=== Written task ===
Would you retype, exactly and without the pictures, the lines between the line holding "Recreate this image" and the line holding "16900, 13570, 15380, 14740, 16350, 16190]", inclusive, and nothing else?

— BEGIN Information given —

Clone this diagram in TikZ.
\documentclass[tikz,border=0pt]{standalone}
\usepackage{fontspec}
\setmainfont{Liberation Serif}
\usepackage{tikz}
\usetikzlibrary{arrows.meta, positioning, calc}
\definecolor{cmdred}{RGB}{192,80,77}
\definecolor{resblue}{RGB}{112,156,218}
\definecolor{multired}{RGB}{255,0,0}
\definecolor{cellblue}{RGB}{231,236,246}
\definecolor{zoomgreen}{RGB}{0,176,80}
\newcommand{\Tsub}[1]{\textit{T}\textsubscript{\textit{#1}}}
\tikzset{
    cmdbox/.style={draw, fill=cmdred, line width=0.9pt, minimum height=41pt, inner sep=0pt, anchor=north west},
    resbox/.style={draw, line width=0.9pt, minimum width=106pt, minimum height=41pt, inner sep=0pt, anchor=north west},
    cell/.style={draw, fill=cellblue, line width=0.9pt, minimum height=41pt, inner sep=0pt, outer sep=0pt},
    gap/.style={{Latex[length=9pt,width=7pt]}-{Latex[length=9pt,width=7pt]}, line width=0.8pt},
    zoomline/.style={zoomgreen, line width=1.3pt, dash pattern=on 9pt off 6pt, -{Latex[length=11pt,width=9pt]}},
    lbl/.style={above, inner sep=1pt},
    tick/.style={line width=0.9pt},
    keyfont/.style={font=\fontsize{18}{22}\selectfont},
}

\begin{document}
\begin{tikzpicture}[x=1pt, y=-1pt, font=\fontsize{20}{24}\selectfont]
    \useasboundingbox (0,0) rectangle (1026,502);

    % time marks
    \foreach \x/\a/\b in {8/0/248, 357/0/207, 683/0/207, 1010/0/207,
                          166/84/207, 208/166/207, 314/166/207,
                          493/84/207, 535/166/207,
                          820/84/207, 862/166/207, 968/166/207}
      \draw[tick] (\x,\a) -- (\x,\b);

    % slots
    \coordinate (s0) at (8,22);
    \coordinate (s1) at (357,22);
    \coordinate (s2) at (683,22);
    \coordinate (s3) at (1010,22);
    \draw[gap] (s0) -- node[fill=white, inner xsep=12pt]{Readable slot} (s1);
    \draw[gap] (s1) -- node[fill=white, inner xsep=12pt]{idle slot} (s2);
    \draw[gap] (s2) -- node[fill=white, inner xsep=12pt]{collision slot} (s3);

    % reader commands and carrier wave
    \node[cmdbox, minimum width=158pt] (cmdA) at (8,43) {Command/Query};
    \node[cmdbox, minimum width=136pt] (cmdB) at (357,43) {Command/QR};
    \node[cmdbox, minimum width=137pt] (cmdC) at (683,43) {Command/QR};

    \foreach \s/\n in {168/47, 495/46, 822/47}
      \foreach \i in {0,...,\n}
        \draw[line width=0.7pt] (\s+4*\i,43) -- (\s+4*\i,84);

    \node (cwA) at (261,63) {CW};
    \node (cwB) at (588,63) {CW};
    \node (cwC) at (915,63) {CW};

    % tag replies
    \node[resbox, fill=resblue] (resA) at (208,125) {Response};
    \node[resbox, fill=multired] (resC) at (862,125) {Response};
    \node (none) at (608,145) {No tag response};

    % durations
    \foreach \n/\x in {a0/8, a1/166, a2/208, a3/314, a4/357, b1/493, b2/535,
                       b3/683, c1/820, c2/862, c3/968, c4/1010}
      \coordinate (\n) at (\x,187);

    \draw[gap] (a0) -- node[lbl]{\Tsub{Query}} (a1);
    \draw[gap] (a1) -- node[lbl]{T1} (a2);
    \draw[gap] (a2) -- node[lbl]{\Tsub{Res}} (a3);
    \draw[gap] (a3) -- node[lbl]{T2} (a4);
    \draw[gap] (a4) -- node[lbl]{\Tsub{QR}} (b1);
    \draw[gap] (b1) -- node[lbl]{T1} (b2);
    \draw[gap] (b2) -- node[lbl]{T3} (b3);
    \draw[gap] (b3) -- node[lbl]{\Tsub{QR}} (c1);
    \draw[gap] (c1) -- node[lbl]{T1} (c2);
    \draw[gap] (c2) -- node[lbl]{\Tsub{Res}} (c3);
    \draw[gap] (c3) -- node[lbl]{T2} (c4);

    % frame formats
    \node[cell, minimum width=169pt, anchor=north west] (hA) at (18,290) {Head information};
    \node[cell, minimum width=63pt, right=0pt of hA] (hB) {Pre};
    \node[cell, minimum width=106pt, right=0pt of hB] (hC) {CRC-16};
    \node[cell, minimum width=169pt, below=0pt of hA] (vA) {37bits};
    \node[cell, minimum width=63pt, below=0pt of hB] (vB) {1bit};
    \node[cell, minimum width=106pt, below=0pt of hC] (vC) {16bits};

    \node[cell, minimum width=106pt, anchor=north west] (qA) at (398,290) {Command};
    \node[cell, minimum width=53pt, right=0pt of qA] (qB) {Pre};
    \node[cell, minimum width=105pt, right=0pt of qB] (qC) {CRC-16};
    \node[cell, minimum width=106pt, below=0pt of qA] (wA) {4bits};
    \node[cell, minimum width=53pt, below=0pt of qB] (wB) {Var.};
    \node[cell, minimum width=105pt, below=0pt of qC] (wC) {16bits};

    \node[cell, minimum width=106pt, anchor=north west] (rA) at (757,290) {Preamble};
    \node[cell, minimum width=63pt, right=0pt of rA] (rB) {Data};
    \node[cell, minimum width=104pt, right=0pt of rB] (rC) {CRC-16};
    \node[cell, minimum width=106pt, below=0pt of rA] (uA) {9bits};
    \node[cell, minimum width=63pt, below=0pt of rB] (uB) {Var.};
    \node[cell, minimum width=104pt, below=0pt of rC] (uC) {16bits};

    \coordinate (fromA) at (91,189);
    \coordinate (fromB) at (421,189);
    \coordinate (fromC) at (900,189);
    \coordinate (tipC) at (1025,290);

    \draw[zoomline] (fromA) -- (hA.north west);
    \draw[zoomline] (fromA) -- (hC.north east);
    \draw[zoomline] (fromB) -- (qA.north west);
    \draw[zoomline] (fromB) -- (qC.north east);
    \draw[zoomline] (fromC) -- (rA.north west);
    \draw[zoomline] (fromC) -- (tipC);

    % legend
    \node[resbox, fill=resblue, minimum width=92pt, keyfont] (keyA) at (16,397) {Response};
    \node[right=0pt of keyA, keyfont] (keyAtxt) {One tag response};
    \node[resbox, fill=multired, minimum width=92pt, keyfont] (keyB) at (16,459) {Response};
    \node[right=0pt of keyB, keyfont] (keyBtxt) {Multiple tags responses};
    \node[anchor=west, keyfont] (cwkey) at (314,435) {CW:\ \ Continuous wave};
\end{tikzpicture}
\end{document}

— END Information given —
— BEGIN Information given —

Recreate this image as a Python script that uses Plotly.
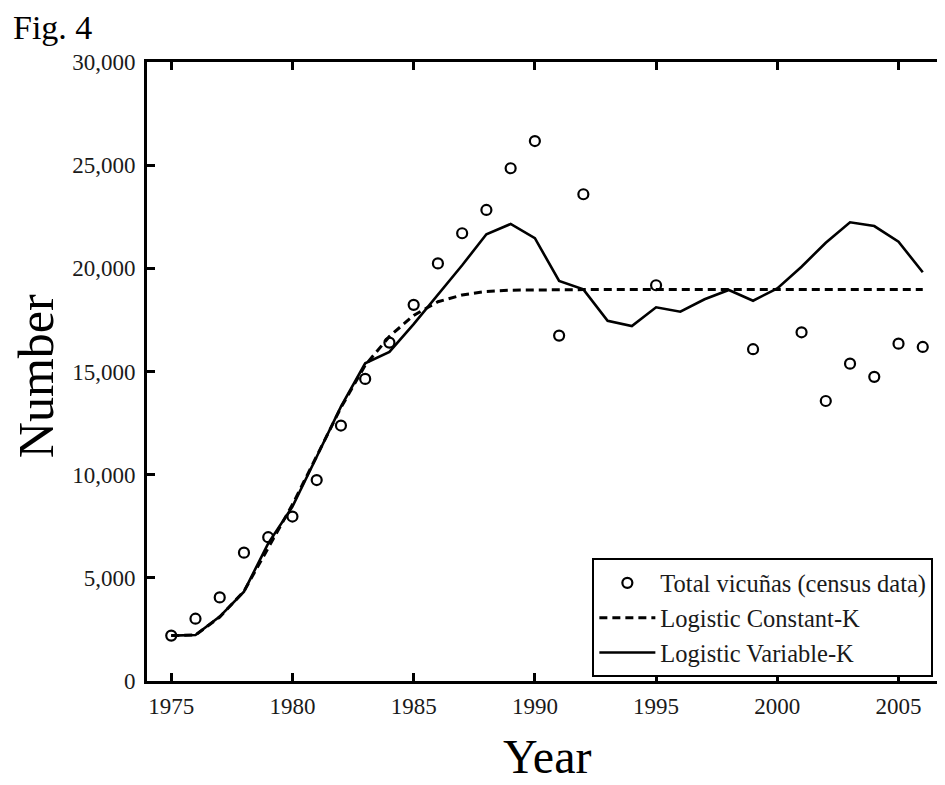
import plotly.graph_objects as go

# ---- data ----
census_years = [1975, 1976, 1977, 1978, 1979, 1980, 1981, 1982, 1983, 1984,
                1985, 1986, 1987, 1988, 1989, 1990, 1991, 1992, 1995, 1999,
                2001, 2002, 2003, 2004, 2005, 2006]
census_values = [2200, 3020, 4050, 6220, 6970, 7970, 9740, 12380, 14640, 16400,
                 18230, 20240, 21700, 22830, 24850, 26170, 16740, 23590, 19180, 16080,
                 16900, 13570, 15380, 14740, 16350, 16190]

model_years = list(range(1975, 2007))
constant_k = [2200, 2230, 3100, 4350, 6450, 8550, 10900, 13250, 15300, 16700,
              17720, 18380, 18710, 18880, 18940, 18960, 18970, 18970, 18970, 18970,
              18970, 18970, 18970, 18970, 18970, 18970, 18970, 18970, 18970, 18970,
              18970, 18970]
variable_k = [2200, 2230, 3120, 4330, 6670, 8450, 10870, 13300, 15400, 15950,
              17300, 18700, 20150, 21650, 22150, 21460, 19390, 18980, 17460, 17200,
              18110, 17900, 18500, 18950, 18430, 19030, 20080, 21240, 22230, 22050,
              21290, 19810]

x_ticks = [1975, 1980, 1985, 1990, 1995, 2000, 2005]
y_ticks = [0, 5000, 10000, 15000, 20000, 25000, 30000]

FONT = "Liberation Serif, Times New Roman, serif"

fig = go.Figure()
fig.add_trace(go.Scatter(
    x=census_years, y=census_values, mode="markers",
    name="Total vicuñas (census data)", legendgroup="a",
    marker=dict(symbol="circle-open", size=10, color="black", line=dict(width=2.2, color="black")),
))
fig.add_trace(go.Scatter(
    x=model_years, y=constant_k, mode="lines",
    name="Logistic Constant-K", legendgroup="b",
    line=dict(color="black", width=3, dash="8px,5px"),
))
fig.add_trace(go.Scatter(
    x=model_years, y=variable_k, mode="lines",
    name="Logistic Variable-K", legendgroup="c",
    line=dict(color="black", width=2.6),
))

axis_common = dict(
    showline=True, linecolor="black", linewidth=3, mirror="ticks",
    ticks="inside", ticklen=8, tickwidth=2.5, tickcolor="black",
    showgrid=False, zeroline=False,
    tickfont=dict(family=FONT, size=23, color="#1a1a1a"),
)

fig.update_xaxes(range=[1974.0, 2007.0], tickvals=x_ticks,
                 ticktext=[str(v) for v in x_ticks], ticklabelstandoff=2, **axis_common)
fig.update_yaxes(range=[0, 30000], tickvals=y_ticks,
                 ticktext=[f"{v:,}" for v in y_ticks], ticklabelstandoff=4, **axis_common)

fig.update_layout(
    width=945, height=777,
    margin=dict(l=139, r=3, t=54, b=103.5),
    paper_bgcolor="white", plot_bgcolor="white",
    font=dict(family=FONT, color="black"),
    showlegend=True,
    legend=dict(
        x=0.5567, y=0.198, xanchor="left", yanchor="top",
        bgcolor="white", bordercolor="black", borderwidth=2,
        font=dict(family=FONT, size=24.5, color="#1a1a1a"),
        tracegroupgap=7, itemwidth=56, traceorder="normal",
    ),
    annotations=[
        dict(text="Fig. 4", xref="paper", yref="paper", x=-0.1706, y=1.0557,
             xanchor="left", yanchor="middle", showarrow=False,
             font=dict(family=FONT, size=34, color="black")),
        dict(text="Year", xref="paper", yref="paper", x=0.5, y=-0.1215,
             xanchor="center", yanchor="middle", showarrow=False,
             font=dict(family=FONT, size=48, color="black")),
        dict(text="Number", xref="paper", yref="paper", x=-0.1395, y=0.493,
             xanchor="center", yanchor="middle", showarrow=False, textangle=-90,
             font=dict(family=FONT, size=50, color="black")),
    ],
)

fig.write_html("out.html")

— END Information given —
— BEGIN Information given —

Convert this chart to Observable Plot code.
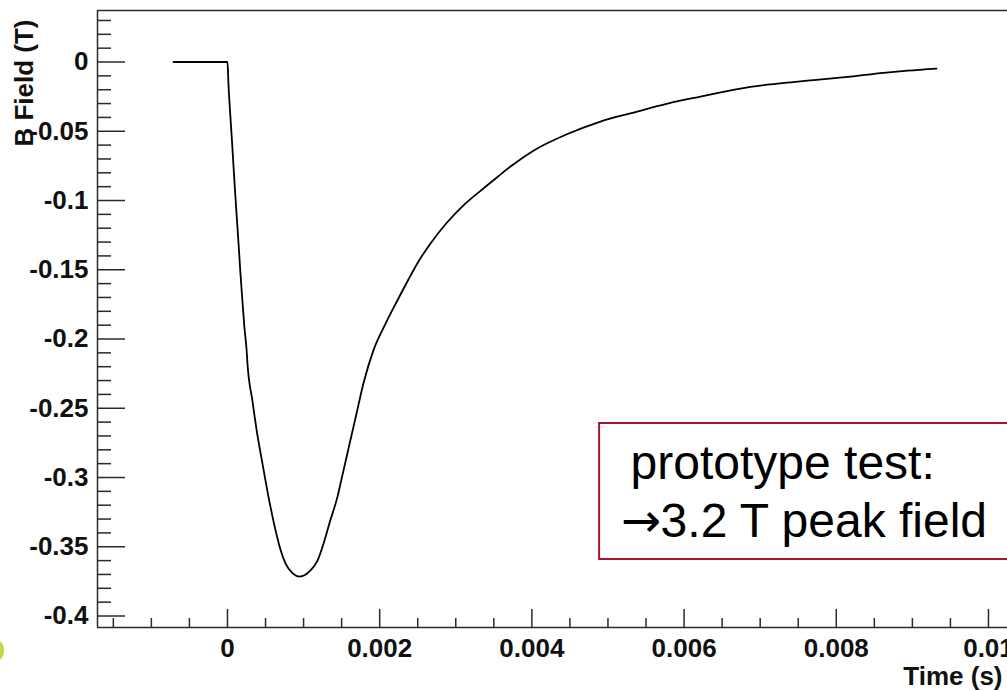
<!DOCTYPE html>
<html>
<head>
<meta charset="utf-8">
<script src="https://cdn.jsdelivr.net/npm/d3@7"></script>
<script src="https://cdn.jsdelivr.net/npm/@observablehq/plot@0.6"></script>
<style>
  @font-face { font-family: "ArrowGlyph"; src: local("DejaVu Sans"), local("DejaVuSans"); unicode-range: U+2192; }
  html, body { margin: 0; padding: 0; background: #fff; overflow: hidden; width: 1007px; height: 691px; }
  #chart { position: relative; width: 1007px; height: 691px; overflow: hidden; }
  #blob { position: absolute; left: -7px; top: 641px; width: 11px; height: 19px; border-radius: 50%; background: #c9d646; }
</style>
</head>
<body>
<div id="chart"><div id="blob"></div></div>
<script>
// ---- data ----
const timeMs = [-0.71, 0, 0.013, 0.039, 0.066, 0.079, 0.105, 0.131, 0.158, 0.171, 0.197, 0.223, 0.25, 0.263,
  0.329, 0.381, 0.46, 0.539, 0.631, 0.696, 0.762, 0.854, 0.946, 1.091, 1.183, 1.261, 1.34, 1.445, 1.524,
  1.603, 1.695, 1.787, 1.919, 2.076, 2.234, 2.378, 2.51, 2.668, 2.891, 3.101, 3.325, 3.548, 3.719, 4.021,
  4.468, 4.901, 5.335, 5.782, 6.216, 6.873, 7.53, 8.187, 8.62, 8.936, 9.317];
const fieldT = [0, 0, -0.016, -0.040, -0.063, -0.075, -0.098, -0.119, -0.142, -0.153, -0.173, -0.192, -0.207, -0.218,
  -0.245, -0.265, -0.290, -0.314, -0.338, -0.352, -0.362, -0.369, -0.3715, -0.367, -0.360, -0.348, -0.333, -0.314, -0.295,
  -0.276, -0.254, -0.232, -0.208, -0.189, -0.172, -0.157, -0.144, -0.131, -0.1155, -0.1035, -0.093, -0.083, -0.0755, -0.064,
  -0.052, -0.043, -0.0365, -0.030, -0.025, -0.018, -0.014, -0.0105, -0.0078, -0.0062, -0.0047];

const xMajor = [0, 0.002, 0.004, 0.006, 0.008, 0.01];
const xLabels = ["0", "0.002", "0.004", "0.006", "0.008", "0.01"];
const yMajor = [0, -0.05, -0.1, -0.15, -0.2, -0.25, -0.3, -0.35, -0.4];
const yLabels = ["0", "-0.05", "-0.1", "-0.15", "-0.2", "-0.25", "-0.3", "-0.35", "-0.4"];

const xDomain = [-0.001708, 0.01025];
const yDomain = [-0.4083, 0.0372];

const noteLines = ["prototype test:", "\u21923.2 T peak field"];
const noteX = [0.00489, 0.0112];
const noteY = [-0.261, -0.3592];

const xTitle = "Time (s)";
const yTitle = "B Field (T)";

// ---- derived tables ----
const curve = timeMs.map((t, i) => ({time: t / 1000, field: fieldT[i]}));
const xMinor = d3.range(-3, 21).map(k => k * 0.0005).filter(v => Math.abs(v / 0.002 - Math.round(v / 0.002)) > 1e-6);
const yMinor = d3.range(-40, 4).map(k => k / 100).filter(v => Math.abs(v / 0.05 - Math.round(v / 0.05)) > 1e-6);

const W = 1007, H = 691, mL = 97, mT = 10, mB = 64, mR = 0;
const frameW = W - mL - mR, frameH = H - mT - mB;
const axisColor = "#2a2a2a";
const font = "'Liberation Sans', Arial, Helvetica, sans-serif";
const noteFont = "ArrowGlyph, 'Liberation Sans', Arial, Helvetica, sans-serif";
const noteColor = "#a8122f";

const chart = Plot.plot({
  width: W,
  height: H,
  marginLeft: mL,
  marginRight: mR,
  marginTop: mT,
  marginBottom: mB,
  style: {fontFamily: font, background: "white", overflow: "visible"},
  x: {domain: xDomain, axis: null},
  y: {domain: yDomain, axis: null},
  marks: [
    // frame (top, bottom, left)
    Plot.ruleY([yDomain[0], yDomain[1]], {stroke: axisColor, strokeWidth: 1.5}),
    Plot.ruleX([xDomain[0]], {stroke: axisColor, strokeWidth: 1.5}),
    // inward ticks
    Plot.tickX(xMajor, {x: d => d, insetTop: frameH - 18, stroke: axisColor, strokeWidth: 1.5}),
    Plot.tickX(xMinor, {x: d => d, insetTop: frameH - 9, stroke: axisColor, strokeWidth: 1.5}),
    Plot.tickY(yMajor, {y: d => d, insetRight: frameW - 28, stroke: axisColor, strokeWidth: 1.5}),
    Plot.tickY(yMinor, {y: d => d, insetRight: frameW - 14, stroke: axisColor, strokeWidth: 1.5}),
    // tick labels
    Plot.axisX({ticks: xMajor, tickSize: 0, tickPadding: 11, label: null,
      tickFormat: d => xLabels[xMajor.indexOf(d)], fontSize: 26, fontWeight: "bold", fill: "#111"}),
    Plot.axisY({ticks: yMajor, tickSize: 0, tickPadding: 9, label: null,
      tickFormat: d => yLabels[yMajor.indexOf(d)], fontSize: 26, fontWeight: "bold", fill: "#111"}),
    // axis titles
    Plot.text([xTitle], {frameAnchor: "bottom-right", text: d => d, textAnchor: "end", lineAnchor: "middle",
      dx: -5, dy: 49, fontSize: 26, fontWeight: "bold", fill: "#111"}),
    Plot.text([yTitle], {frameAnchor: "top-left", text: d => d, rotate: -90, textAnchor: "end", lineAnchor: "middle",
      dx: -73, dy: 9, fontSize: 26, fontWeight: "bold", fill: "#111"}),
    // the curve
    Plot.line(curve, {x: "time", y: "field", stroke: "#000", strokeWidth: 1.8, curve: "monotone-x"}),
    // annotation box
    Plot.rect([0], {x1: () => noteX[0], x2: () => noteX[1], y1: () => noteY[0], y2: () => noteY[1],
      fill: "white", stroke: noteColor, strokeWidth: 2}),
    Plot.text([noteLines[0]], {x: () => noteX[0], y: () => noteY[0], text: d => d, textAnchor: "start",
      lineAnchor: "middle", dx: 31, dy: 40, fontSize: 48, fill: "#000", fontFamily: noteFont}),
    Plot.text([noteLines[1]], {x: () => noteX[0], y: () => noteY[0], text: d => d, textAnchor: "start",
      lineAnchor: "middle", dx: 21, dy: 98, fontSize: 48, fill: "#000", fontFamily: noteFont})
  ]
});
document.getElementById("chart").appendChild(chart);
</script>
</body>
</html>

— END Information given —

=== Solution to this task ===
Recreate this image as a Python script that uses Plotly.
import plotly.graph_objects as go

# ---- data ----
census_years = [1975, 1976, 1977, 1978, 1979, 1980, 1981, 1982, 1983, 1984,
                1985, 1986, 1987, 1988, 1989, 1990, 1991, 1992, 1995, 1999,
                2001, 2002, 2003, 2004, 2005, 2006]
census_values = [2200, 3020, 4050, 6220, 6970, 7970, 9740, 12380, 14640, 16400,
                 18230, 20240, 21700, 22830, 24850, 26170, 16740, 23590, 19180, 16080,
                 16900, 13570, 15380, 14740, 16350, 16190]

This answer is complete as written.